Study Reveals Synergistic Power of Metformin and Resveratrol in Combating Liver Deterioration 

Key Points: 

• Combining the longevity-associated compounds resveratrol and metformin (RSV-Met) synergistically reduces liver cell fat content. 
• RSV-Met synergistically promotes autophagy — our cellular waste disposal system that declines with aging. 
• Liver cell death is synergistically reduced when RSV-Met is combined with the most potent longevity compound — rapamycin. 

Fat build-up in our liver ensues just after a few days of heavy drinking. Nevertheless, fat deposits can accumulate in our liver without consuming one drop of alcohol, a condition called nonalcoholic fatty liver disease (NAFLD). The causes of NAFLD are largely unknown, thus far leaving scientists stumped on how to establish treatments. However, with combination therapies, things may be on track. 

As published in Naunyn-Schmiedeberg’s Archives of Pharmacology, researchers from Shahid Beheshti University in Iran have found that RSV-Met synergistically combats NAFLD. Afshari and colleagues show that RSV-Met reduces liver cell fat content and promotes autophagy. Furthermore, adding rapamycin to the mix reduces liver cell death. These findings suggest that RSV and Met can be combined at low doses to treat liver disease with minimal side effects. 

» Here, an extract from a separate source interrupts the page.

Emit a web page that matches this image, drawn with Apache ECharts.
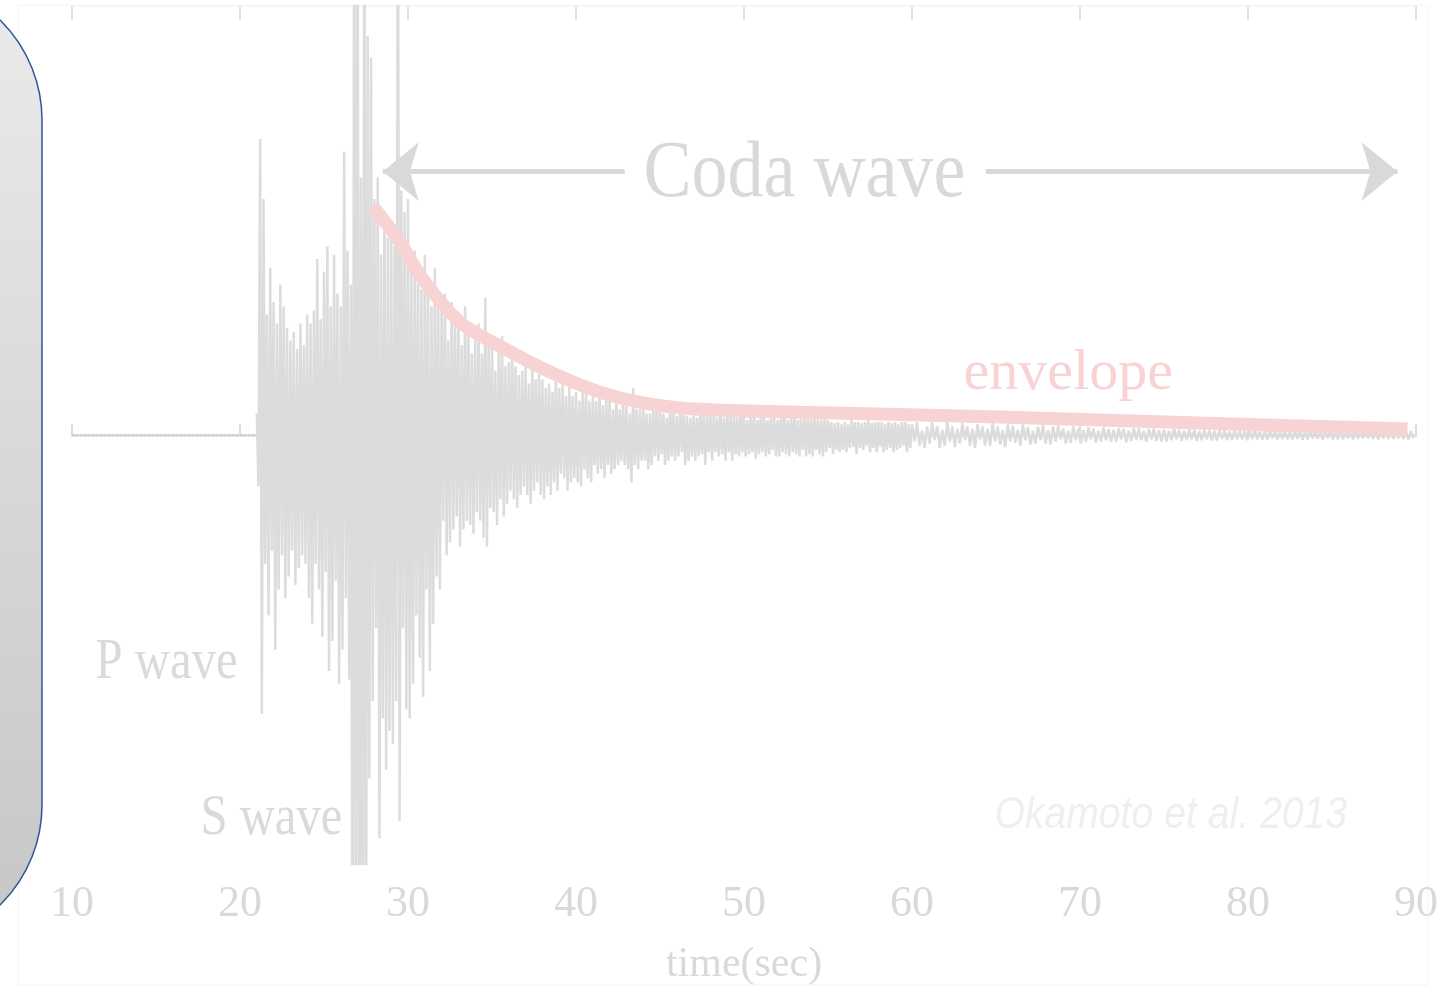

Metformin, Resveratrol, and Rapamycin Work Together to Mitigate Liver Disease 

Especially in older individuals, NAFLD can progress to nonalcoholic steatohepatitis (NASH), a disease characterized by inflammation and tissue scarring that can lead to liver failure. To induce NASH, Afshari and colleagues exposed human liver cells to palmitic acid (PA), a saturated fat with high abundance in palm oil. This caused a pronounced increase in liver cell fat content. 

The researchers then treated the liver cells with low doses of Met or RSV to test their effects individually. While Met had no significant effect, RSV was shown to reduce liver cell fat content. Moreover, RSV-Met reduced fat content further than RSV alone. These findings suggest that RSV and Met have a synergistic effect in reducing liver cell fat content. 

Our cells have a built-in waste disposal system called autophagy. The autophagy process has been reported to decline with age, allowing unwanted material like defective proteins to disrupt the harmonious orchestration of our cellular machinery. Defective autophagy is associated with age-related conditions like neurodegeneration, liver disease, and heart disease. 

Afshari and colleagues assessed autophagy by measuring various genes and proteins, including a gene called Beclin-1. Met or RSV alone did not affect Beclin-1. However, RSV-Met nearly restored Beclin-1 to levels similar to that measured from healthy liver cells. These findings suggest that RSV-Met reduces liver cell content by promoting autophagy. 

An enzyme called sirtuin 1 (SIRT1) has been linked to longevity as it extends average lifespan and alleviates diseases in model organisms. Afshari and colleagues blocked SIRT1 to find that the autophagy-promoting effects of RSV-Met went away. Furthermore, pharmacologically blocking autophagy itself prevented RSV-Met from reducing fat content. Together, these results suggest that RSV-Met reduces fat content by activating autophagy through SIRT1.   

To further explore the effects of RSV-Met on NASH, the researchers measured liver cell death levels. They found that Met or RSV alone did not reduce liver cell death. However, when combined, they suppressed cell death. Furthermore, when combined with rapamycin, RSV-Met doubled the reduction in cell death. Rapamycin is the most reliable and robust compound to extend the lifespan of mice and known to promote autophagy. Thus, rapamycin may enhance cell survival by activating autophagy along with RSV-Met. 

Overall, the findings of Afshari and colleagues suggest that combining Met, RSV, and rapamycin can synergistically promote autophagy to mitigate NASH. While RSV and Met seem to promote autophagy through SIRT1, rapamycin is known to activate autophagy by inhibiting a protein complex called mTOR. Thus, these two autophagy-promoting pathways appear to complement each other. 

Combining Longevity-Associated Compounds to Combat Aging 

Autophagy is a hallmark of aging, a biological process that underlies many age-related diseases. Aging hallmarks occur in almost every cell, affecting nearly every organ, albeit at different rates and levels. Likewise, SIRT1 and mTOR are present in all cells and can be targeted by compounds like RSV, Met, and rapamycin. Therefore, it is possible that the combination of RSV, Met, and rapamycin can combat diseases other than NASH. 

It is also possible that other combinations of longevity-associated compounds can combat multiple diseases. For example, one study showed that the combination of rapamycin, acarbose, and phenylbutyrate improved learning and enhanced strength in aged mice. Therefore, while human studies are needed, combination therapies can potentially treat multiple age-related conditions like liver disease, cognitive decline, and muscle decline.